Using /usr/lib64/jvm/jre/bin/java
Exception in thread "main" java.lang.UnsupportedClassVersionError: JVMCFRE003 bad major version; class=com/cognos/accman/jcam/crypto/CAMCryptoException, offset=6
        at java.lang.ClassLoader.defineClass(ClassLoader.java:286)
        at java.security.SecureClassLoader.defineClass(SecureClassLoader.java:74)
        at java.net.URLClassLoader.defineClass(URLClassLoader.java:538)
        at java.net.URLClassLoader.defineClass(URLClassLoader.java:449)
        at java.net.URLClassLoader.access$300(URLClassLoader.java:77)
        at java.net.URLClassLoader$ClassFinder.run(URLClassLoader.java:1041)
        at java.security.AccessController.doPrivileged(AccessController.java:448)
        at java.net.URLClassLoader.findClass(URLClassLoader.java:427)
        at java.lang.ClassLoader.loadClass(ClassLoader.java:676)
        at sun.misc.Launcher$AppClassLoader.loadClass(Launcher.java:358)
        at java.lang.ClassLoader.loadClass(ClassLoader.java:642)
        at java.lang.J9VMInternals.verifyImpl(Native Method)
        at java.lang.J9VMInternals.verify(J9VMInternals.java:73)
        at java.lang.J9VMInternals.initialize(J9VMInternals.java:133)
        at com.cognos.cclcfgapi.CCLConfigurationFactory.getInstance(CCLConfigurationFactory.java:59)
        at com.cognos.crconfig.CnfgPreferences.<init>(CnfgPreferences.java:51)
        at com.cognos.crconfig.CnfgPreferences.<clinit>(CnfgPreferences.java:36)
        at java.lang.J9VMInternals.initializeImpl(Native Method)
        at java.lang.J9VMInternals.initialize(J9VMInternals.java:199)
        at CRConfig.main(CRConfig.java:144)

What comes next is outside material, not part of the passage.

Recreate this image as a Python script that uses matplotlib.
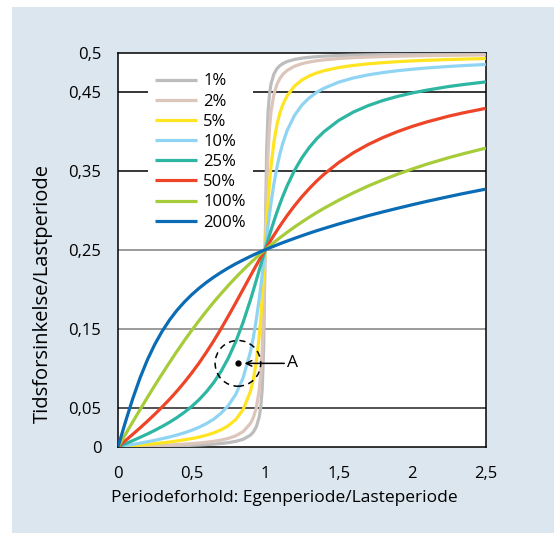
import matplotlib.pyplot as plt
from matplotlib.patches import Ellipse, Rectangle

plt.rcParams['font.family'] = ['Open Sans', 'DejaVu Sans']

# period ratio (eigenperiod / load period)
ratio = [0, 0.05, 0.1, 0.15, 0.2, 0.25, 0.3, 0.35, 0.4, 0.45, 0.5, 0.55, 0.6, 0.65, 0.7, 0.75,
         0.8, 0.85, 0.9, 0.92, 0.94, 0.96, 0.97, 0.98, 0.99, 1.0, 1.01, 1.02, 1.03, 1.04, 1.06,
         1.08, 1.1, 1.12, 1.15, 1.2, 1.25, 1.3, 1.35, 1.4, 1.5, 1.6, 1.7, 1.8, 1.9, 2.0, 2.1,
         2.25, 2.35, 2.5]

# time delay / load period, one list per damping level
d1 = [0, 0.0002, 0.0003, 0.0005, 0.0007, 0.0008, 0.0010, 0.0013, 0.0015, 0.0018, 0.0021, 0.0025,
      0.0030, 0.0036, 0.0044, 0.0055, 0.0071, 0.0097, 0.0150, 0.0190, 0.0255, 0.0382, 0.0505,
      0.0731, 0.1246, 0.25, 0.3746, 0.4256, 0.4481, 0.4603, 0.4730, 0.4795, 0.4834, 0.4860,
      0.4887, 0.4913, 0.4929, 0.4940, 0.4948, 0.4954, 0.4962, 0.4967, 0.4971, 0.4974, 0.4977,
      0.4979, 0.4980, 0.4982, 0.4983, 0.4985]
d2 = [0, 0.0003, 0.0006, 0.0010, 0.0013, 0.0017, 0.0021, 0.0025, 0.0030, 0.0036, 0.0042, 0.0050,
      0.0060, 0.0072, 0.0087, 0.0109, 0.0141, 0.0194, 0.0298, 0.0374, 0.0497, 0.0725, 0.0924,
      0.1242, 0.1759, 0.25, 0.3235, 0.3742, 0.4053, 0.4250, 0.4474, 0.4596, 0.4671, 0.4723,
      0.4774, 0.4827, 0.4859, 0.4880, 0.4896, 0.4907, 0.4924, 0.4935, 0.4943, 0.4949, 0.4954,
      0.4958, 0.4961, 0.4965, 0.4967, 0.4970]
d5 = [0, 0.0008, 0.0016, 0.0024, 0.0033, 0.0042, 0.0052, 0.0063, 0.0076, 0.0090, 0.0106, 0.0125,
      0.0149, 0.0178, 0.0217, 0.0270, 0.0348, 0.0473, 0.0704, 0.0859, 0.1081, 0.1410, 0.1629,
      0.1889, 0.2184, 0.25, 0.2813, 0.3100, 0.3350, 0.3559, 0.3872, 0.4084, 0.4233, 0.4340,
      0.4454, 0.4576, 0.4652, 0.4704, 0.4741, 0.4770, 0.4810, 0.4837, 0.4857, 0.4872, 0.4884,
      0.4894, 0.4902, 0.4912, 0.4917, 0.4924]
d10 = [0, 0.0016, 0.0032, 0.0049, 0.0066, 0.0085, 0.0105, 0.0127, 0.0151, 0.0179, 0.0211, 0.0249,
       0.0295, 0.0352, 0.0427, 0.0526, 0.0666, 0.0875, 0.1207, 0.1392, 0.1618, 0.1883, 0.2029,
       0.2183, 0.2341, 0.25, 0.2658, 0.2811, 0.2958, 0.3095, 0.3340, 0.3545, 0.3713, 0.3851,
       0.4014, 0.4205, 0.4334, 0.4426, 0.4495, 0.4548, 0.4625, 0.4678, 0.4717, 0.4746, 0.4770,
       0.4789, 0.4805, 0.4824, 0.4835, 0.4849]
d25 = [0, 0.0040, 0.0080, 0.0122, 0.0165, 0.0211, 0.0260, 0.0313, 0.0372, 0.0438, 0.0512, 0.0598,
       0.0698, 0.0816, 0.0957, 0.1128, 0.1334, 0.1579, 0.1864, 0.1987, 0.2114, 0.2242, 0.2307,
       0.2372, 0.2436, 0.25, 0.2563, 0.2626, 0.2687, 0.2748, 0.2865, 0.2976, 0.3080, 0.3178,
       0.3313, 0.3507, 0.3666, 0.3797, 0.3906, 0.3997, 0.4140, 0.4246, 0.4327, 0.4392, 0.4444,
       0.4488, 0.4524, 0.4570, 0.4595, 0.4628]
d50 = [0, 0.0080, 0.0160, 0.0242, 0.0327, 0.0415, 0.0507, 0.0604, 0.0707, 0.0818, 0.0936, 0.1062,
       0.1199, 0.1344, 0.1498, 0.1660, 0.1827, 0.1998, 0.2169, 0.2237, 0.2304, 0.2370, 0.2403,
       0.2436, 0.2468, 0.25, 0.2532, 0.2563, 0.2594, 0.2625, 0.2685, 0.2743, 0.2800, 0.2855,
       0.2935, 0.3059, 0.3173, 0.3276, 0.3371, 0.3457, 0.3606, 0.3730, 0.3834, 0.3922, 0.3998,
       0.4064, 0.4121, 0.4195, 0.4237, 0.4293]
d100 = [0, 0.0159, 0.0317, 0.0474, 0.0628, 0.0780, 0.0927, 0.1071, 0.1211, 0.1346, 0.1476, 0.1600,
        0.1720, 0.1835, 0.1943, 0.2048, 0.2148, 0.2243, 0.2333, 0.2367, 0.2402, 0.2435, 0.2452,
        0.2468, 0.2484, 0.25, 0.2516, 0.2532, 0.2547, 0.2562, 0.2593, 0.2622, 0.2652, 0.2680,
        0.2722, 0.2789, 0.2852, 0.2913, 0.2971, 0.3026, 0.3128, 0.3222, 0.3308, 0.3386, 0.3458,
        0.3524, 0.3586, 0.3669, 0.3719, 0.3789]
d200 = [0, 0.0315, 0.0611, 0.0877, 0.1106, 0.1301, 0.1467, 0.1609, 0.1731, 0.1836, 0.1929, 0.2011,
        0.2085, 0.2152, 0.2213, 0.2270, 0.2322, 0.2370, 0.2416, 0.2434, 0.2451, 0.2468, 0.2476,
        0.2484, 0.2492, 0.25, 0.2508, 0.2516, 0.2523, 0.2531, 0.2546, 0.2561, 0.2576, 0.2590,
        0.2611, 0.2645, 0.2678, 0.2710, 0.2741, 0.2770, 0.2827, 0.2880, 0.2932, 0.2980, 0.3026,
        0.3071, 0.3114, 0.3175, 0.3214, 0.3269]

series = [d1, d2, d5, d10, d25, d50, d100, d200]
labels = ['1%', '2%', '5%', '10%', '25%', '50%', '100%', '200%']
colors = ['#bdbdbd', '#dcc6bc', '#ffe422', '#8fd5f3', '#2db6a2', '#ee4427', '#a6cc3a', '#0a6cb4']

yticks = [0, 0.05, 0.15, 0.25, 0.35, 0.45, 0.5]
ytick_labels = ['0', '0,05', '0,15', '0,25', '0,35', '0,45', '0,5']
xticks = [0, 0.5, 1, 1.5, 2, 2.5]
xtick_labels = ['0', '0,5', '1', '1,5', '2', '2,5']

fig = plt.figure(figsize=(5.54, 5.33), dpi=100)
fig.patches.append(Rectangle((12 / 554, 0), 1, 1 - 7 / 533, transform=fig.transFigure,
                             facecolor='#dce6ef', edgecolor='none', zorder=-10))
ax = fig.add_axes([0.213, 0.1614, 0.664, 0.740])

# horizontal reference lines
for lvl, c in zip([0.05, 0.15, 0.25, 0.35, 0.45], ['#222222', '#808080', '#808080', 'black', 'black']):
    ax.axhline(lvl, color=c, lw=1.1, zorder=1)

for y, lab, c in zip(series, labels, colors):
    ax.plot(ratio, y, color=c, lw=2.3, label=lab, zorder=3,
            solid_capstyle='butt', solid_joinstyle='round')

# marked point A
ax.add_patch(Ellipse((0.815, 0.106), 0.31, 0.058, fill=False, ls=(0, (4, 3)), lw=1.1, zorder=4))
ax.plot([0.815], [0.106], 'o', color='black', ms=3.5, zorder=5)
ax.annotate('', xy=(0.86, 0.106), xytext=(1.13, 0.106),
            arrowprops=dict(arrowstyle='->', lw=1.1, color='black', shrinkA=0, shrinkB=0), zorder=5)
ax.text(1.15, 0.106, 'A', fontsize=12.5, ha='left', va='center')

ax.set_xlim(0, 2.5)
ax.set_ylim(0, 0.5)
ax.set_xticks(xticks)
ax.set_xticklabels(xtick_labels, fontsize=12)
ax.set_yticks(yticks)
ax.set_yticklabels(ytick_labels, fontsize=12)
ax.tick_params(axis='y', length=0, pad=12)
ax.tick_params(axis='x', length=0, pad=14)
for s in ax.spines.values():
    s.set_linewidth(1.1)
ax.set_xlabel('Periodeforhold: Egenperiode/Lasteperiode', fontsize=12.5)
ax.set_ylabel('Tidsforsinkelse/Lastperiode', fontsize=14.5)
ax.xaxis.set_label_coords(0.451, -0.108)
ax.yaxis.set_label_coords(-0.178, 0.39)

leg = ax.legend(loc='upper left', bbox_to_anchor=(0.06, 0.985), fontsize=12, frameon=True,
                facecolor='white', edgecolor='none', framealpha=1, fancybox=False,
                handlelength=2.5, handletextpad=0.4, labelspacing=0.25, borderpad=0.4)
leg.set_zorder(6)

fig.savefig('out.png', dpi=100)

Note my system java version is woefully out-of-date:

$ /usr/lib64/jvm/jre/bin/java ‐version

java version "1.6.0"
Java(TM) SE Runtime Environment (build pxa6460sr16fp15-20151106_01(SR16 FP15))
IBM J9 VM (build 2.4, JRE 1.6.0 IBM J9 2.4 Linux amd64-64 jvmxa6460sr16fp15-20151020_272943 (JIT enabled, AOT enabled)
J9VM - 20151020_272943
JIT  - r9_20151019_103450
GC   - GA24_Java6_SR16_20151020_1627_B272943)
JCL  - 20151105_01

whereas the Cognos-supplied Java is two versions ahead:
cognos10:/web/cognos11> ./jre/bin/java ‐version

java version "1.8.0"
Java(TM) SE Runtime Environment (build pxa6480sr4fp10-20170727_01(SR4 FP10))
IBM J9 VM (build 2.8, JRE 1.8.0 Linux amd64-64 Compressed References 20170722_357405 (JIT enabled, AOT enabled)
J9VM - R28_20170722_0201_B357405
JIT  - tr.r14.java_20170722_357405
GC   - R28_20170722_0201_B357405_CMPRSS
J9CL - 20170722_357405)
JCL - 20170726_01 based on Oracle jdk8u144-b01

Instead of the previous approach which involved upgrading the system Java, I decided to just try the Java version Cognos itself had installed. In the following commands note that my installation directory was /web/cognos11.

$ cd /web/cognos11; export JAVA_HOME=`pwd`/jre
$ ./cogconfig.sh

Using /web/cognos11/jre/bin/java
06/06/2018,11:13:04,Dbg,Use Customized settings for font and color.
SLF4J: Class path contains multiple SLF4J bindings.
SLF4J: Found binding in [jar:file:/web/cognos11/bin/slf4j-nop-1.7.23.jar!/org/slf4j/impl/StaticLoggerBinder.class]
SLF4J: Found binding in [jar:file:/web/cognos11/configuration/utilities/config-util.jar!/org/slf4j/impl/StaticLoggerBinder.class]
SLF4J: See http://www.slf4j.org/codes.html#multiple_bindings for an explanation.
SLF4J: Actual binding is of type [org.slf4j.helpers.NOPLoggerFactory]
06/06/2018,11:13:10,Dbg,The original cogstartup.xml file is clear text. Don't back it up.

That is to say, it worked! I’ve often seen software packages install their own versions of Java. This is the first time I thought to take advantage of that. Wish I had thought of this approach during the Cognos 10 install!